__DIRECTIONS FOR THIS TASK__
Reproduce every line of the material below, but drop the pictures.

__MATERIAL PROVIDED__

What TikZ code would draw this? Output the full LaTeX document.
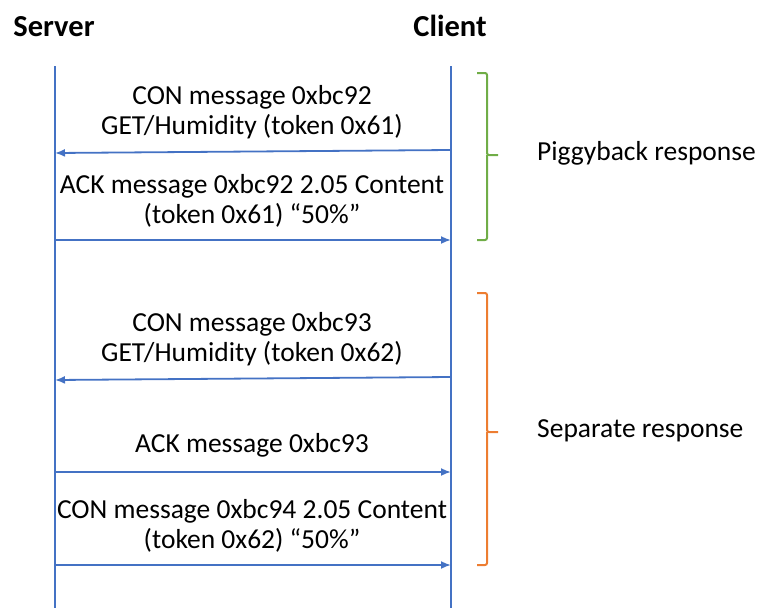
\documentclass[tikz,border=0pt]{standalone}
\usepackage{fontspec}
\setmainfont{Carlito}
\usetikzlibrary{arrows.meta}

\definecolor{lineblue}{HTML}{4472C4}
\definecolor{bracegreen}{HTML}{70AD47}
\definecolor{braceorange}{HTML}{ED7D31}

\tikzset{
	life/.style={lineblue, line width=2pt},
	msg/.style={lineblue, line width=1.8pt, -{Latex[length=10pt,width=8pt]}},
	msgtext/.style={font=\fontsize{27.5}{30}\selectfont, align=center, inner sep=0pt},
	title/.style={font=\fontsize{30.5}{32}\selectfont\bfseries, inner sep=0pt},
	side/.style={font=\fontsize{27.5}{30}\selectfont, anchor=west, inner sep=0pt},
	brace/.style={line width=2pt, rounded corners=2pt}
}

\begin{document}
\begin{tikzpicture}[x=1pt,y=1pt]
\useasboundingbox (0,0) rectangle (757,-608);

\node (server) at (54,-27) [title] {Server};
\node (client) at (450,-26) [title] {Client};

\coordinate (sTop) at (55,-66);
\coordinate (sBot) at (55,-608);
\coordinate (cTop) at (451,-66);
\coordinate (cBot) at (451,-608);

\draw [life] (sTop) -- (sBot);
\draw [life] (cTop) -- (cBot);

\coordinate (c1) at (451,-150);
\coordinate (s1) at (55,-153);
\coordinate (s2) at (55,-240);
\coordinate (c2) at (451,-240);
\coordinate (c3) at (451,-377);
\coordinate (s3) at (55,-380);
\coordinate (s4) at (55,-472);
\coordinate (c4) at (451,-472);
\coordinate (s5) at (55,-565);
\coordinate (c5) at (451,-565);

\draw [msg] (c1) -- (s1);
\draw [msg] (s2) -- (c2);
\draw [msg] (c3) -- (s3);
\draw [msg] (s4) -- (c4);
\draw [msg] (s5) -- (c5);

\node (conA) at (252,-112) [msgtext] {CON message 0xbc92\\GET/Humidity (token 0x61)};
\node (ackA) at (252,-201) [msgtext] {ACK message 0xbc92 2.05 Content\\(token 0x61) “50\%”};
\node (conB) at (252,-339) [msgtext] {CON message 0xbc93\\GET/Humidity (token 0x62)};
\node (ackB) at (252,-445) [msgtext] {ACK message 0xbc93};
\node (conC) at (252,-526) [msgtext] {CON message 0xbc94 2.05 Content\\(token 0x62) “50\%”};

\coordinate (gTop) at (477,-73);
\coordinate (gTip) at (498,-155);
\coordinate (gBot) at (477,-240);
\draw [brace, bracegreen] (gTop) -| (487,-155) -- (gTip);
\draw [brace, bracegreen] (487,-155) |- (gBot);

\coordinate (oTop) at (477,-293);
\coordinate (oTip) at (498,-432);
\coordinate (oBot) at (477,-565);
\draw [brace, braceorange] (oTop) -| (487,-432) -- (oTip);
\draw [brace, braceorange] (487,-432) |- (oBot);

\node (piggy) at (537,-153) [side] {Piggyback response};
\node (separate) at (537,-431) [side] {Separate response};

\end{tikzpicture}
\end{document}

__TASK RESPONSE__
What TikZ code would draw this? Output the full LaTeX document.
\documentclass[tikz,border=0pt]{standalone}
\usepackage{fontspec}
\setmainfont{Carlito}
\usetikzlibrary{arrows.meta}

\definecolor{lineblue}{HTML}{4472C4}
\definecolor{bracegreen}{HTML}{70AD47}
\definecolor{braceorange}{HTML}{ED7D31}

\tikzset{
	life/.style={lineblue, line width=2pt},
	msg/.style={lineblue, line width=1.8pt, -{Latex[length=10pt,width=8pt]}},
	msgtext/.style={font=\fontsize{27.5}{30}\selectfont, align=center, inner sep=0pt},
	title/.style={font=\fontsize{30.5}{32}\selectfont\bfseries, inner sep=0pt},
	side/.style={font=\fontsize{27.5}{30}\selectfont, anchor=west, inner sep=0pt},
	brace/.style={line width=2pt, rounded corners=2pt}
}

\begin{document}
\begin{tikzpicture}[x=1pt,y=1pt]
\useasboundingbox (0,0) rectangle (757,-608);

\node (server) at (54,-27) [title] {Server};
\node (client) at (450,-26) [title] {Client};

\coordinate (sTop) at (55,-66);
\coordinate (sBot) at (55,-608);
\coordinate (cTop) at (451,-66);
\coordinate (cBot) at (451,-608);

\draw [life] (sTop) -- (sBot);
\draw [life] (cTop) -- (cBot);

\coordinate (c1) at (451,-150);
\coordinate (s1) at (55,-153);
\coordinate (s2) at (55,-240);
\coordinate (c2) at (451,-240);
\coordinate (c3) at (451,-377);
\coordinate (s3) at (55,-380);
\coordinate (s4) at (55,-472);
\coordinate (c4) at (451,-472);
\coordinate (s5) at (55,-565);
\coordinate (c5) at (451,-565);

\draw [msg] (c1) -- (s1);
\draw [msg] (s2) -- (c2);
\draw [msg] (c3) -- (s3);
\draw [msg] (s4) -- (c4);
\draw [msg] (s5) -- (c5);

\node (conA) at (252,-112) [msgtext] {CON message 0xbc92\\GET/Humidity (token 0x61)};
\node (ackA) at (252,-201) [msgtext] {ACK message 0xbc92 2.05 Content\\(token 0x61) “50\%”};
\node (conB) at (252,-339) [msgtext] {CON message 0xbc93\\GET/Humidity (token 0x62)};
\node (ackB) at (252,-445) [msgtext] {ACK message 0xbc93};
\node (conC) at (252,-526) [msgtext] {CON message 0xbc94 2.05 Content\\(token 0x62) “50\%”};

\coordinate (gTop) at (477,-73);
\coordinate (gTip) at (498,-155);
\coordinate (gBot) at (477,-240);
\draw [brace, bracegreen] (gTop) -| (487,-155) -- (gTip);
\draw [brace, bracegreen] (487,-155) |- (gBot);

\coordinate (oTop) at (477,-293);
\coordinate (oTip) at (498,-432);
\coordinate (oBot) at (477,-565);
\draw [brace, braceorange] (oTop) -| (487,-432) -- (oTip);
\draw [brace, braceorange] (487,-432) |- (oBot);

\node (piggy) at (537,-153) [side] {Piggyback response};
\node (separate) at (537,-431) [side] {Separate response};

\end{tikzpicture}
\end{document}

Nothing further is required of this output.